• _Required work_: Output the material beneath exactly, leaving nothing out.

• _Entries shown_:
↓
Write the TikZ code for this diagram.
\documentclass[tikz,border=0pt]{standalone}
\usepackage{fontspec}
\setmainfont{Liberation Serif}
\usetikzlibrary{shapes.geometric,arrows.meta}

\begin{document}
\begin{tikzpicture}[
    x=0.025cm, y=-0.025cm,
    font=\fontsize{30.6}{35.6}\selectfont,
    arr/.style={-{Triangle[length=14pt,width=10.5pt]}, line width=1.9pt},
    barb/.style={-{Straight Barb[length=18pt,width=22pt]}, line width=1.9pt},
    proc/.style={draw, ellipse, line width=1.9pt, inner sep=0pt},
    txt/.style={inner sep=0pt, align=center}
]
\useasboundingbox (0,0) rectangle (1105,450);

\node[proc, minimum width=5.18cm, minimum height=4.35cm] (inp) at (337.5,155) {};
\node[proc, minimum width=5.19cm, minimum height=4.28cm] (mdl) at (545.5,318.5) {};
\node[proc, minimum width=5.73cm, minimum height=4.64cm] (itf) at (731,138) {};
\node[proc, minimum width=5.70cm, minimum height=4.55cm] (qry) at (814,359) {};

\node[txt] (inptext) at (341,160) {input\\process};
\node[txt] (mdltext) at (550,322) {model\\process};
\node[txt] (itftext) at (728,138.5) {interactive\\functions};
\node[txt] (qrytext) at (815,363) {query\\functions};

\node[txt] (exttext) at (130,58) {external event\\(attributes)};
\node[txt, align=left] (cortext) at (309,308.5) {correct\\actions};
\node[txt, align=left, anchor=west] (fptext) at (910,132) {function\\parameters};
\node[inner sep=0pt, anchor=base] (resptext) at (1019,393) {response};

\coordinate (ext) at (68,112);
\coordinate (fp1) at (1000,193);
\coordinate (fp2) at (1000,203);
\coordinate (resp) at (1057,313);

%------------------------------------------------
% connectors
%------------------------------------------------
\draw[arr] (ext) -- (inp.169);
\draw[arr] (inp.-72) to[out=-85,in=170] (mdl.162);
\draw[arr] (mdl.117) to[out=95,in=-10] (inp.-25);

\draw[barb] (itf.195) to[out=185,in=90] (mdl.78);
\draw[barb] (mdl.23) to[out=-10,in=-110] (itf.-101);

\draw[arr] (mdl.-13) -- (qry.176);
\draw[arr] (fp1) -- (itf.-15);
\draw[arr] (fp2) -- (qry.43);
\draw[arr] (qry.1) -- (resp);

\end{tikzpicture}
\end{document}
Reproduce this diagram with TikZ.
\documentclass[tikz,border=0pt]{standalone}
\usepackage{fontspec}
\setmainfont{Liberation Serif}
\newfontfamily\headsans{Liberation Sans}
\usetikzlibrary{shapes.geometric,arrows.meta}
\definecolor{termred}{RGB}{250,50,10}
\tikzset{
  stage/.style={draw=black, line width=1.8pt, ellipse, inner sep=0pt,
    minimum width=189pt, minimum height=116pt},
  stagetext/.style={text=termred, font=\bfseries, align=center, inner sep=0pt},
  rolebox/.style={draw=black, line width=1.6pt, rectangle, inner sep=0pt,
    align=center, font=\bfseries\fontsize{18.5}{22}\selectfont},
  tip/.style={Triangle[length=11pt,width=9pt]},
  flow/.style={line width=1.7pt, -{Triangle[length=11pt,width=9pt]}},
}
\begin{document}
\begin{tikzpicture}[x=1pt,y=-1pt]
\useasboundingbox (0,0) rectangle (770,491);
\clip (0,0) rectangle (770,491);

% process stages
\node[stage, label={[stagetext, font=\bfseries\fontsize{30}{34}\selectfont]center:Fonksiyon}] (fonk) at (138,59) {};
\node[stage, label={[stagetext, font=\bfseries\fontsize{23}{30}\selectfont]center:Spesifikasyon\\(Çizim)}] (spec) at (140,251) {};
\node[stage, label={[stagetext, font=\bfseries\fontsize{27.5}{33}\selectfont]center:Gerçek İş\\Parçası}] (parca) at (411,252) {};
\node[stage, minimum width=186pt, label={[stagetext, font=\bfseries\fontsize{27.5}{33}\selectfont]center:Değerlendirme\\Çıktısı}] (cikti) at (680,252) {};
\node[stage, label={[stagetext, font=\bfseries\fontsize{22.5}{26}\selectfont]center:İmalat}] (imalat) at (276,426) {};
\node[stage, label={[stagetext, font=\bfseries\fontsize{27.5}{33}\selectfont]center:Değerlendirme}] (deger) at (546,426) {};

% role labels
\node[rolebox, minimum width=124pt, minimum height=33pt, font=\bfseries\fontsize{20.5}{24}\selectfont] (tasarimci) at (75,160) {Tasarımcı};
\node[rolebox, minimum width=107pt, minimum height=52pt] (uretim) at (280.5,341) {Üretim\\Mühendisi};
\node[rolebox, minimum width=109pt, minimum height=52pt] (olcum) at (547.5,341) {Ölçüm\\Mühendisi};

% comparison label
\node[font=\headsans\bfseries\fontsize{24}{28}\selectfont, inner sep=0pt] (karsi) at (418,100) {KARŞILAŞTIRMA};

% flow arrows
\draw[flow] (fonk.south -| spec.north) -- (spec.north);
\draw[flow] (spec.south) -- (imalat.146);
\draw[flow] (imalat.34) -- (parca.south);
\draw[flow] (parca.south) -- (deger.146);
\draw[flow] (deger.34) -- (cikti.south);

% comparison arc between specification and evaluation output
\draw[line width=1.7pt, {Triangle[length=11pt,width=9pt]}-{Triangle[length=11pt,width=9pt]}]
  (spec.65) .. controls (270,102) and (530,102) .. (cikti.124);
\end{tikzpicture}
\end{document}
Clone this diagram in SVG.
↑
• _Output for this exercise_:
Write the TikZ code for this diagram.
\documentclass[tikz,border=0pt]{standalone}
\usepackage{fontspec}
\setmainfont{Liberation Serif}
\usetikzlibrary{shapes.geometric,arrows.meta}

\begin{document}
\begin{tikzpicture}[
    x=0.025cm, y=-0.025cm,
    font=\fontsize{30.6}{35.6}\selectfont,
    arr/.style={-{Triangle[length=14pt,width=10.5pt]}, line width=1.9pt},
    barb/.style={-{Straight Barb[length=18pt,width=22pt]}, line width=1.9pt},
    proc/.style={draw, ellipse, line width=1.9pt, inner sep=0pt},
    txt/.style={inner sep=0pt, align=center}
]
\useasboundingbox (0,0) rectangle (1105,450);

\node[proc, minimum width=5.18cm, minimum height=4.35cm] (inp) at (337.5,155) {};
\node[proc, minimum width=5.19cm, minimum height=4.28cm] (mdl) at (545.5,318.5) {};
\node[proc, minimum width=5.73cm, minimum height=4.64cm] (itf) at (731,138) {};
\node[proc, minimum width=5.70cm, minimum height=4.55cm] (qry) at (814,359) {};

\node[txt] (inptext) at (341,160) {input\\process};
\node[txt] (mdltext) at (550,322) {model\\process};
\node[txt] (itftext) at (728,138.5) {interactive\\functions};
\node[txt] (qrytext) at (815,363) {query\\functions};

\node[txt] (exttext) at (130,58) {external event\\(attributes)};
\node[txt, align=left] (cortext) at (309,308.5) {correct\\actions};
\node[txt, align=left, anchor=west] (fptext) at (910,132) {function\\parameters};
\node[inner sep=0pt, anchor=base] (resptext) at (1019,393) {response};

\coordinate (ext) at (68,112);
\coordinate (fp1) at (1000,193);
\coordinate (fp2) at (1000,203);
\coordinate (resp) at (1057,313);

%------------------------------------------------
% connectors
%------------------------------------------------
\draw[arr] (ext) -- (inp.169);
\draw[arr] (inp.-72) to[out=-85,in=170] (mdl.162);
\draw[arr] (mdl.117) to[out=95,in=-10] (inp.-25);

\draw[barb] (itf.195) to[out=185,in=90] (mdl.78);
\draw[barb] (mdl.23) to[out=-10,in=-110] (itf.-101);

\draw[arr] (mdl.-13) -- (qry.176);
\draw[arr] (fp1) -- (itf.-15);
\draw[arr] (fp2) -- (qry.43);
\draw[arr] (qry.1) -- (resp);

\end{tikzpicture}
\end{document}
Reproduce this diagram with TikZ.
\documentclass[tikz,border=0pt]{standalone}
\usepackage{fontspec}
\setmainfont{Liberation Serif}
\newfontfamily\headsans{Liberation Sans}
\usetikzlibrary{shapes.geometric,arrows.meta}
\definecolor{termred}{RGB}{250,50,10}
\tikzset{
  stage/.style={draw=black, line width=1.8pt, ellipse, inner sep=0pt,
    minimum width=189pt, minimum height=116pt},
  stagetext/.style={text=termred, font=\bfseries, align=center, inner sep=0pt},
  rolebox/.style={draw=black, line width=1.6pt, rectangle, inner sep=0pt,
    align=center, font=\bfseries\fontsize{18.5}{22}\selectfont},
  tip/.style={Triangle[length=11pt,width=9pt]},
  flow/.style={line width=1.7pt, -{Triangle[length=11pt,width=9pt]}},
}
\begin{document}
\begin{tikzpicture}[x=1pt,y=-1pt]
\useasboundingbox (0,0) rectangle (770,491);
\clip (0,0) rectangle (770,491);

% process stages
\node[stage, label={[stagetext, font=\bfseries\fontsize{30}{34}\selectfont]center:Fonksiyon}] (fonk) at (138,59) {};
\node[stage, label={[stagetext, font=\bfseries\fontsize{23}{30}\selectfont]center:Spesifikasyon\\(Çizim)}] (spec) at (140,251) {};
\node[stage, label={[stagetext, font=\bfseries\fontsize{27.5}{33}\selectfont]center:Gerçek İş\\Parçası}] (parca) at (411,252) {};
\node[stage, minimum width=186pt, label={[stagetext, font=\bfseries\fontsize{27.5}{33}\selectfont]center:Değerlendirme\\Çıktısı}] (cikti) at (680,252) {};
\node[stage, label={[stagetext, font=\bfseries\fontsize{22.5}{26}\selectfont]center:İmalat}] (imalat) at (276,426) {};
\node[stage, label={[stagetext, font=\bfseries\fontsize{27.5}{33}\selectfont]center:Değerlendirme}] (deger) at (546,426) {};

% role labels
\node[rolebox, minimum width=124pt, minimum height=33pt, font=\bfseries\fontsize{20.5}{24}\selectfont] (tasarimci) at (75,160) {Tasarımcı};
\node[rolebox, minimum width=107pt, minimum height=52pt] (uretim) at (280.5,341) {Üretim\\Mühendisi};
\node[rolebox, minimum width=109pt, minimum height=52pt] (olcum) at (547.5,341) {Ölçüm\\Mühendisi};

% comparison label
\node[font=\headsans\bfseries\fontsize{24}{28}\selectfont, inner sep=0pt] (karsi) at (418,100) {KARŞILAŞTIRMA};

% flow arrows
\draw[flow] (fonk.south -| spec.north) -- (spec.north);
\draw[flow] (spec.south) -- (imalat.146);
\draw[flow] (imalat.34) -- (parca.south);
\draw[flow] (parca.south) -- (deger.146);
\draw[flow] (deger.34) -- (cikti.south);

% comparison arc between specification and evaluation output
\draw[line width=1.7pt, {Triangle[length=11pt,width=9pt]}-{Triangle[length=11pt,width=9pt]}]
  (spec.65) .. controls (270,102) and (530,102) .. (cikti.124);
\end{tikzpicture}
\end{document}
Clone this diagram in SVG.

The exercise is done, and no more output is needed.